Independent Latvian farmers formed a union Saturday in a move to make the family farm dominant again and restore the Baltic republic's agricultural might after 50 years of Soviet collectivization.
"Latvia was famous as a large exporter of food, but now we are in the position of beggars," Edwins Petersons told other delegates to the founding congress of the Latvian Farmers' Federation.More than 250 delegates gathered from throughout the republic and from nearby Scandinavian countries to adopt an ambitious program dedicated to ending the Soviet system of collectivized agriculture.
"The land is the national heritage of Latvia," said the new federation's program. "It is essential to implement agrarian reform in order to re-establish private farming of the land."
Latvia, with some of Europe's richest farmland, was an important producer of dairy and meat products during its brief independence between the two world wars.

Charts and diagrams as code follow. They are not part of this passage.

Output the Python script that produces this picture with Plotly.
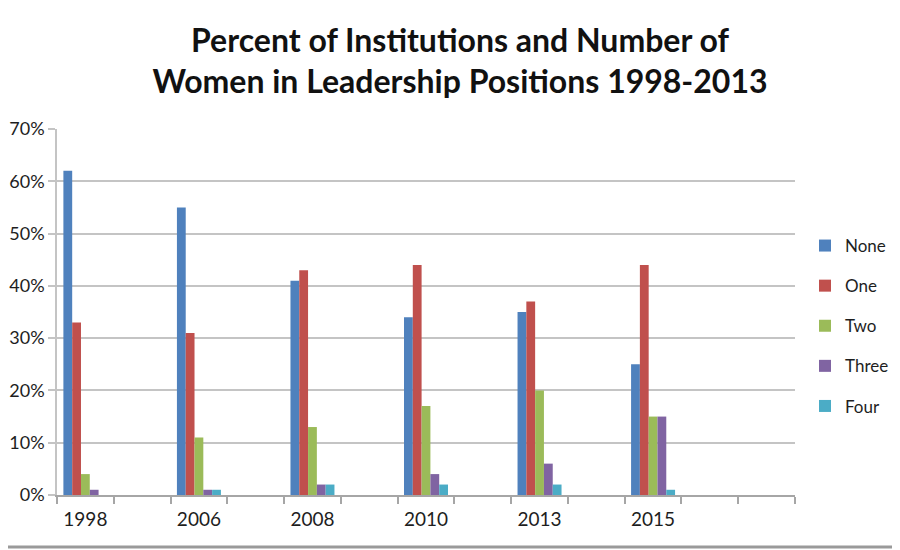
import plotly.graph_objects as go

# Dados (percentuais)
anos = ["1998", "2006", "2008", "2010", "2013", "2015"]
series = ["None", "One", "Two", "Three", "Four"]
val_none = [62, 55, 41, 34, 35, 25]
val_one = [33, 31, 43, 44, 37, 44]
val_two = [4, 11, 13, 17, 20, 15]
val_three = [1, 1, 2, 4, 6, 15]
val_four = [0, 1, 2, 2, 2, 1]
cores = ["#4F81BD", "#C0504D", "#9BBB59", "#8064A2", "#4BACC6"]

# eixo de categorias: cada ano seguido de uma categoria vazia, mais uma no fim
categorias = []
for i, ano in enumerate(anos):
    categorias.append(ano)
    categorias.append(" " * (i + 1))
categorias.append(" " * (len(anos) + 1))

fonte = "Lato"
texto = "#1e1e1e"
grade = "#c4c4c4"

# a página tem 8px de margem no body, por isso as margens descontam 8px
W, H = 900, 550
ML, MT, MB = 49, 121, 63
MR = W - 787
PW, PH = W - ML - MR, H - MT - MB

fig = go.Figure()
for nome, valores, cor in zip(series, [val_none, val_one, val_two, val_three, val_four], cores):
    fig.add_trace(go.Bar(
        x=anos, y=valores, name=nome, legendgroup=nome,
        marker=dict(color=cor, line=dict(width=0)),
    ))

fig.update_layout(
    width=W, height=H,
    margin=dict(l=ML, r=MR, t=MT, b=MB),
    paper_bgcolor="white", plot_bgcolor="white",
    barmode="group", bargap=0.225, bargroupgap=0,
    font=dict(family=fonte, color=texto, size=19),
    title=dict(
        text="Percent of Institutions and Number of<br>Women in Leadership Positions 1998-2013",
        x=452 / W, xanchor="center", xref="container",
        y=1 - 43.5 / H, yanchor="middle", yref="container",
        font=dict(family=fonte, size=32, color="#111", weight="bold"),
    ),
    legend=dict(
        x=797 / W, xref="container", xanchor="left",
        y=1 - 318 / H, yref="container", yanchor="middle",
        font=dict(size=17, color=texto),
        tracegroupgap=15, itemwidth=30, bgcolor="rgba(0,0,0,0)",
    ),
    showlegend=True,
)

fig.update_xaxes(
    type="category", categoryorder="array", categoryarray=categorias,
    range=[-0.5, len(categorias) - 0.5], automargin=False, tickangle=0,
    tickson="boundaries", ticks="outside", ticklen=7, tickcolor="#a6a6a6", tickwidth=1.5,
    showline=True, linecolor="#a6a6a6", linewidth=1.5,
    showgrid=False, tickfont=dict(size=19, color=texto), ticklabelstandoff=6,
)
fig.update_yaxes(
    range=[0, 70], dtick=10, ticksuffix="%", automargin=False,
    ticks="outside", ticklen=7, tickcolor=grade, tickwidth=1.5,
    showline=True, linecolor=grade, linewidth=1.5,
    showgrid=True, gridcolor=grade, gridwidth=1.5,
    zeroline=False, tickfont=dict(size=18, color=texto),
)

# borda cinza do print original (base)
yb = (H - MB - 539) / PH
fig.add_shape(type="line", xref="paper", yref="paper",
              x0=-ML / PW, x1=(W - ML) / PW, y0=yb, y1=yb,
              line=dict(color="#9a9a9a", width=3))

fig.write_html("out.html")
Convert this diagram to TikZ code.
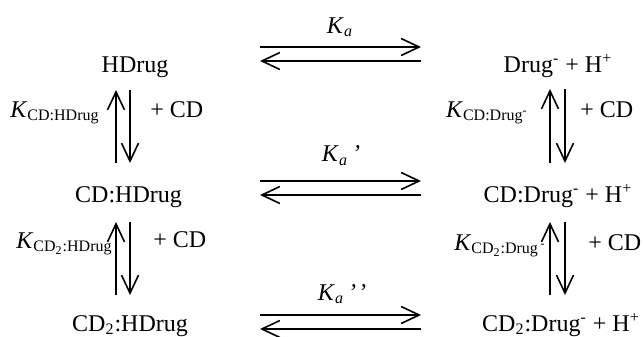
\documentclass[tikz,border=0pt]{standalone}
\usepackage{fontspec}
\setmainfont{Liberation Serif}
\usetikzlibrary{arrows.meta, calc}

\begin{document}
\begin{tikzpicture}[
    x=0.5pt, y=-0.5pt,
    font=\fontsize{12}{14}\selectfont,
    species/.style={anchor=base, inner sep=1pt},
    klabel/.style={anchor=base east, inner sep=0pt},
    kconst/.style={anchor=base, inner sep=0pt},
    addcd/.style={anchor=base west, inner sep=0pt},
    eq/.style={-{Straight Barb[length=9pt, width=8.5pt]}, line width=0.8pt},
]
\useasboundingbox (0,0) rectangle (644,337);

% Species, left column (protonated)
\node[species] (hdrug) at (135,72) {HDrug};
\node[species] (cdhdrug) at (128.5,202) {CD:HDrug};
\node[species] (cdtwohdrug) at (130,331) {CD\textsubscript{2}:HDrug};

% Species, right column (deprotonated)
\node[species] (drug) at (558,72) {Drug\textsuperscript{-} + H\textsuperscript{+}};
\node[species] (cddrug) at (558,202) {CD:Drug\textsuperscript{-} + H\textsuperscript{+}};
\node[species] (cdtwodrug) at (561,331) {CD\textsubscript{2}:Drug\textsuperscript{-} + H\textsuperscript{+}};

% Acid dissociation, top row
\node[kconst] (ka) at (340,33) {\textit{K}\textsubscript{\textit{a}}};
\coordinate (kaw) at (260,54);
\coordinate (kae) at (421,54);
\draw[eq] ($(kaw)+(0,-7)$) -- ($(kae)+(0,-7)$);
\draw[eq] ($(kae)+(0,7)$) -- ($(kaw)+(0,7)$);

% Acid dissociation, middle row
\node[kconst] (kaone) at (341,162) {\textit{K}\textsubscript{\textit{a}}\,\textit{’}};
\coordinate (kaonew) at (260,188);
\coordinate (kaonee) at (421,188);
\draw[eq] ($(kaonew)+(0,-7)$) -- ($(kaonee)+(0,-7)$);
\draw[eq] ($(kaonee)+(0,7)$) -- ($(kaonew)+(0,7)$);

% Acid dissociation, bottom row
\node[kconst] (katwo) at (342,300) {\textit{K}\textsubscript{\textit{a}}\,\textit{’\kern1pt’}};
\coordinate (katwow) at (260,322);
\coordinate (katwoe) at (421,322);
\draw[eq] ($(katwow)+(0,-7)$) -- ($(katwoe)+(0,-7)$);
\draw[eq] ($(katwoe)+(0,7)$) -- ($(katwow)+(0,7)$);

% CD binding, left column
\node[klabel] (khone) at (100,117) {\textit{K}\textsubscript{CD:HDrug}};
\node[addcd] (cdhone) at (150,117) {+ CD};
\coordinate (lonen) at (123,90);
\coordinate (lones) at (123,163);
\draw[eq] ($(lones)+(-7,0)$) -- ($(lonen)+(-7,0)$);
\draw[eq] ($(lonen)+(7,0)$) -- ($(lones)+(7,0)$);

\node[klabel] (khtwo) at (113,248) {\textit{K}\textsubscript{CD\textsubscript{2}:HDrug}};
\node[addcd] (cdhtwo) at (153,247) {+ CD};
\coordinate (ltwon) at (123,222);
\coordinate (ltwos) at (123,295);
\draw[eq] ($(ltwos)+(-7,0)$) -- ($(ltwon)+(-7,0)$);
\draw[eq] ($(ltwon)+(7,0)$) -- ($(ltwos)+(7,0)$);

% CD binding, right column
\node[klabel] (kdone) at (529,117) {\textit{K}\textsubscript{CD:Drug\textsuperscript{-}}};
\node[addcd] (cddone) at (580,117) {+ CD};
\coordinate (ronen) at (557.5,89);
\coordinate (rones) at (557.5,163);
\draw[eq] ($(rones)+(-7.5,0)$) -- ($(ronen)+(-7.5,0)$);
\draw[eq] ($(ronen)+(7.5,0)$) -- ($(rones)+(7.5,0)$);

\node[klabel] (kdtwo) at (547,250) {\textit{K}\textsubscript{CD\textsubscript{2}:Drug\,\textsuperscript{-}}};
\node[addcd] (cddtwo) at (588,250) {+ CD};
\coordinate (rtwon) at (557.5,222);
\coordinate (rtwos) at (557.5,295);
\draw[eq] ($(rtwos)+(-7.5,0)$) -- ($(rtwon)+(-7.5,0)$);
\draw[eq] ($(rtwon)+(7.5,0)$) -- ($(rtwos)+(7.5,0)$);

\end{tikzpicture}
\end{document}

The new farmers union called for all land to be returned to the tens of thousands of Latvian families that lost their homes during Josef Stalin's mass deportations of the 1940s and 1950s.
"A truly independent person is someone who owns something of his own," Petersons said to loud applause.
Dainis Gegers, head of the state agro-industrial committee in the republic, told the farmers, "The centralized system that has operated until now has run out of steam."
The farmers met five days before the republic's new Parliament was to convene to consider proclaiming Latvian independence.